From the moment the warm electronic hum of The War on Drugs filled the room, the sound never seemed to stop. With dense backtracks blurring the divisions between songs, they faded in and out of one another eventually taking recognizable shape. Adam Granduciel’s voice floats just a few notes above the mixture, somehow sounding far away even when he’s standing directly in front of you. That faraway quality extended to the general vibe of the band, who looked completely absorbed and lost in each song, possibly transported home to Philadelphia. It’s hard not to be swept right along with them during songs that sound like classic American ballads like “I Was There”. The band’s brand new “Slave Ambient” was released last week, but thankfully, they didn’t neglect some of their older spacey rock anthems like “Comin’ Through” and “Arms Like Boulders”. Despite their themes of struggle and self-defeat, these songs were seamless and they sounded right at home in the comfort of their old favourites.

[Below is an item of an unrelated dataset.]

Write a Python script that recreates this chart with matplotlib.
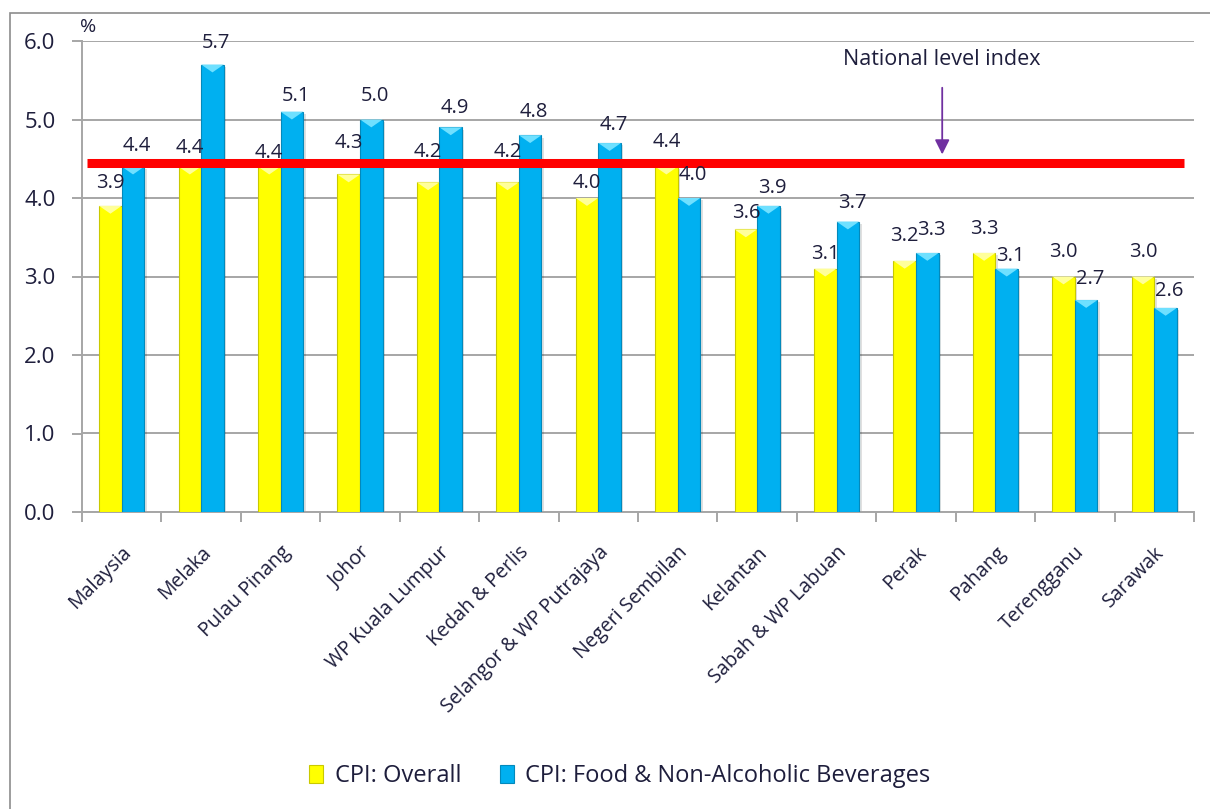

Each time I’ve seen the War on Drugs with their almost meditative moods, I’m reminded of how much focus their intricately crafted songs must require, which is a very different experience from listening to Adam toss out lyrics on some of their latest recordings. While they clearly take their performance seriously, they don’t get hung up on perfectly replicating recorded versions of their songs. When introducing “Baby Missiles,” the clear favourite of the crowd, Granduciel apologized for losing their harmonica and prepared to play the song minus the climactic harmonica solo. One devastated audience member actually asked the band if he could try and find it for them and began searching for it among the amps and wires by the light of his phone. Despite his best efforts to find it, the song went on without the solo and was still one of the highlights of the night. In interviews Granduciel has explained that they’ve been known to scrap songs which may have made more technical sense in favour of the less than perfect ones that have more feel to them. They definitely evoked that “feel” for the lively fans packed into Casa Del Popolo. In response to an overly supportive “Fuck Kurt Vile” shouted from the audience, Granduciel calmly responded with “Yeah, that’s not cool.”

If they’re even fazed by their mounting fame, they don’t show it. After spending a night in such an intimate venue listening to the humorous exchanges between a truly great band and their true fans, I left feeling like I’d just hung out with a hard-working band who loves going to shows just as much as I do. In reality, they’ve already outgrown these smaller settings and, at the rate they’re going, there won’t be many more.